- [What you should do]: Skip the pictures. Reproduce all other material exactly.

- [Dataset content]:
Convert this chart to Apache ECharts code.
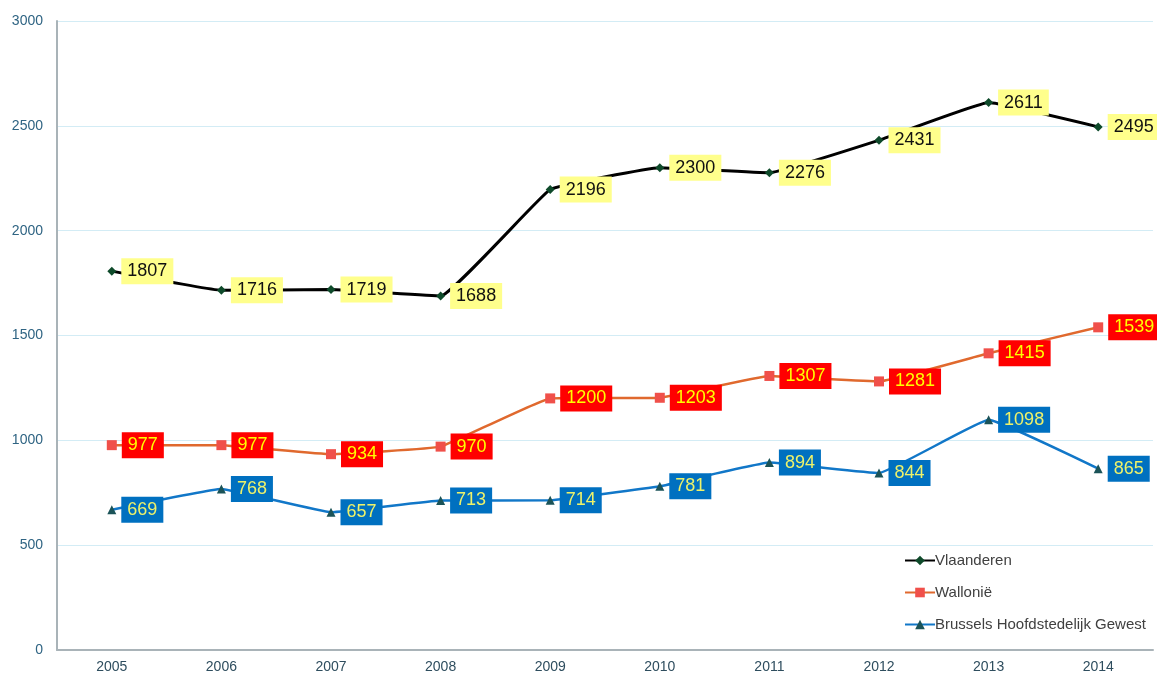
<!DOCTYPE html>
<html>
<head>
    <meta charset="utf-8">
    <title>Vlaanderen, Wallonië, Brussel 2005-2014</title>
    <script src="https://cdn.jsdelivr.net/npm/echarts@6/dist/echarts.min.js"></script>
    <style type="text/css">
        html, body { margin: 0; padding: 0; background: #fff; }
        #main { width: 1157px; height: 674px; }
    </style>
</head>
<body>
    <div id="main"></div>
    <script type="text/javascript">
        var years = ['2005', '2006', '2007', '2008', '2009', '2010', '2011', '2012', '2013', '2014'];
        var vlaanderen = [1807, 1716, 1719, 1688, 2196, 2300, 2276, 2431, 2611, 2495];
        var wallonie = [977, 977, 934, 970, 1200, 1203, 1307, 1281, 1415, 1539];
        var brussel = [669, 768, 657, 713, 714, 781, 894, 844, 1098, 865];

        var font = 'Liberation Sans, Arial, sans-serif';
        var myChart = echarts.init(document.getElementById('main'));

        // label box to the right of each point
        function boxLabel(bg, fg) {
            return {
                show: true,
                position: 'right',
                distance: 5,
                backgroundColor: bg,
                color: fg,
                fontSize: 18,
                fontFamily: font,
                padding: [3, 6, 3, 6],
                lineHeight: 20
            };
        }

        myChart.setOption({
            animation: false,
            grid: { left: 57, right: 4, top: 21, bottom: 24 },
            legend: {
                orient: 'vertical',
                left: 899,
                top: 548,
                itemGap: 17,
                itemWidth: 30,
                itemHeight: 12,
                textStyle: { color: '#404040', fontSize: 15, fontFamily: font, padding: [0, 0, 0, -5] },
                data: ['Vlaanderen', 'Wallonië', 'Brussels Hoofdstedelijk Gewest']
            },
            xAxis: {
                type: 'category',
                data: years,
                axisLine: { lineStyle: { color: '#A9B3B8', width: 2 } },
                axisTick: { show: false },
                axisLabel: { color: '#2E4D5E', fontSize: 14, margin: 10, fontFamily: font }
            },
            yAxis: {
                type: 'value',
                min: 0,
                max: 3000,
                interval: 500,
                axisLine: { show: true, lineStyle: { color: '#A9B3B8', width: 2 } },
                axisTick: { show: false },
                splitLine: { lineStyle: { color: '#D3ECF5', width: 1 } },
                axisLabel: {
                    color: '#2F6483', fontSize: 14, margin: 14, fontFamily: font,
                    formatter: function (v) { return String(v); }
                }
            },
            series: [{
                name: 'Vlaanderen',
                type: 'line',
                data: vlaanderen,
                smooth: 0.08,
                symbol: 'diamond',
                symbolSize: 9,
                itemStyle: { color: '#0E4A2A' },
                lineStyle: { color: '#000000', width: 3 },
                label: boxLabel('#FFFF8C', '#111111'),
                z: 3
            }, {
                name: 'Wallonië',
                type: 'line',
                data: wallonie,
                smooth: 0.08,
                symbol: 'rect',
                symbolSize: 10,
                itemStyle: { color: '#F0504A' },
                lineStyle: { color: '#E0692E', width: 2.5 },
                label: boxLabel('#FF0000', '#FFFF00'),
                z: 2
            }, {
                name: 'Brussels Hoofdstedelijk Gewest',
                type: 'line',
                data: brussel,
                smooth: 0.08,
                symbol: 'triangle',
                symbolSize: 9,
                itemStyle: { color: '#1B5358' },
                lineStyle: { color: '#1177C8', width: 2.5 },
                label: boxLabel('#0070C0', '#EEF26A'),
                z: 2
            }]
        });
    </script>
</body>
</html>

- [Complete output]:
Convert this chart to Apache ECharts code.
<!DOCTYPE html>
<html>
<head>
    <meta charset="utf-8">
    <title>Vlaanderen, Wallonië, Brussel 2005-2014</title>
    <script src="https://cdn.jsdelivr.net/npm/echarts@6/dist/echarts.min.js"></script>
    <style type="text/css">
        html, body { margin: 0; padding: 0; background: #fff; }
        #main { width: 1157px; height: 674px; }
    </style>
</head>
<body>
    <div id="main"></div>
    <script type="text/javascript">
        var years = ['2005', '2006', '2007', '2008', '2009', '2010', '2011', '2012', '2013', '2014'];
        var vlaanderen = [1807, 1716, 1719, 1688, 2196, 2300, 2276, 2431, 2611, 2495];
        var wallonie = [977, 977, 934, 970, 1200, 1203, 1307, 1281, 1415, 1539];
        var brussel = [669, 768, 657, 713, 714, 781, 894, 844, 1098, 865];

        var font = 'Liberation Sans, Arial, sans-serif';
        var myChart = echarts.init(document.getElementById('main'));

        // label box to the right of each point
        function boxLabel(bg, fg) {
            return {
                show: true,
                position: 'right',
                distance: 5,
                backgroundColor: bg,
                color: fg,
                fontSize: 18,
                fontFamily: font,
                padding: [3, 6, 3, 6],
                lineHeight: 20
            };
        }

        myChart.setOption({
            animation: false,
            grid: { left: 57, right: 4, top: 21, bottom: 24 },
            legend: {
                orient: 'vertical',
                left: 899,
                top: 548,
                itemGap: 17,
                itemWidth: 30,
                itemHeight: 12,
                textStyle: { color: '#404040', fontSize: 15, fontFamily: font, padding: [0, 0, 0, -5] },
                data: ['Vlaanderen', 'Wallonië', 'Brussels Hoofdstedelijk Gewest']
            },
            xAxis: {
                type: 'category',
                data: years,
                axisLine: { lineStyle: { color: '#A9B3B8', width: 2 } },
                axisTick: { show: false },
                axisLabel: { color: '#2E4D5E', fontSize: 14, margin: 10, fontFamily: font }
            },
            yAxis: {
                type: 'value',
                min: 0,
                max: 3000,
                interval: 500,
                axisLine: { show: true, lineStyle: { color: '#A9B3B8', width: 2 } },
                axisTick: { show: false },
                splitLine: { lineStyle: { color: '#D3ECF5', width: 1 } },
                axisLabel: {
                    color: '#2F6483', fontSize: 14, margin: 14, fontFamily: font,
                    formatter: function (v) { return String(v); }
                }
            },
            series: [{
                name: 'Vlaanderen',
                type: 'line',
                data: vlaanderen,
                smooth: 0.08,
                symbol: 'diamond',
                symbolSize: 9,
                itemStyle: { color: '#0E4A2A' },
                lineStyle: { color: '#000000', width: 3 },
                label: boxLabel('#FFFF8C', '#111111'),
                z: 3
            }, {
                name: 'Wallonië',
                type: 'line',
                data: wallonie,
                smooth: 0.08,
                symbol: 'rect',
                symbolSize: 10,
                itemStyle: { color: '#F0504A' },
                lineStyle: { color: '#E0692E', width: 2.5 },
                label: boxLabel('#FF0000', '#FFFF00'),
                z: 2
            }, {
                name: 'Brussels Hoofdstedelijk Gewest',
                type: 'line',
                data: brussel,
                smooth: 0.08,
                symbol: 'triangle',
                symbolSize: 9,
                itemStyle: { color: '#1B5358' },
                lineStyle: { color: '#1177C8', width: 2.5 },
                label: boxLabel('#0070C0', '#EEF26A'),
                z: 2
            }]
        });
    </script>
</body>
</html>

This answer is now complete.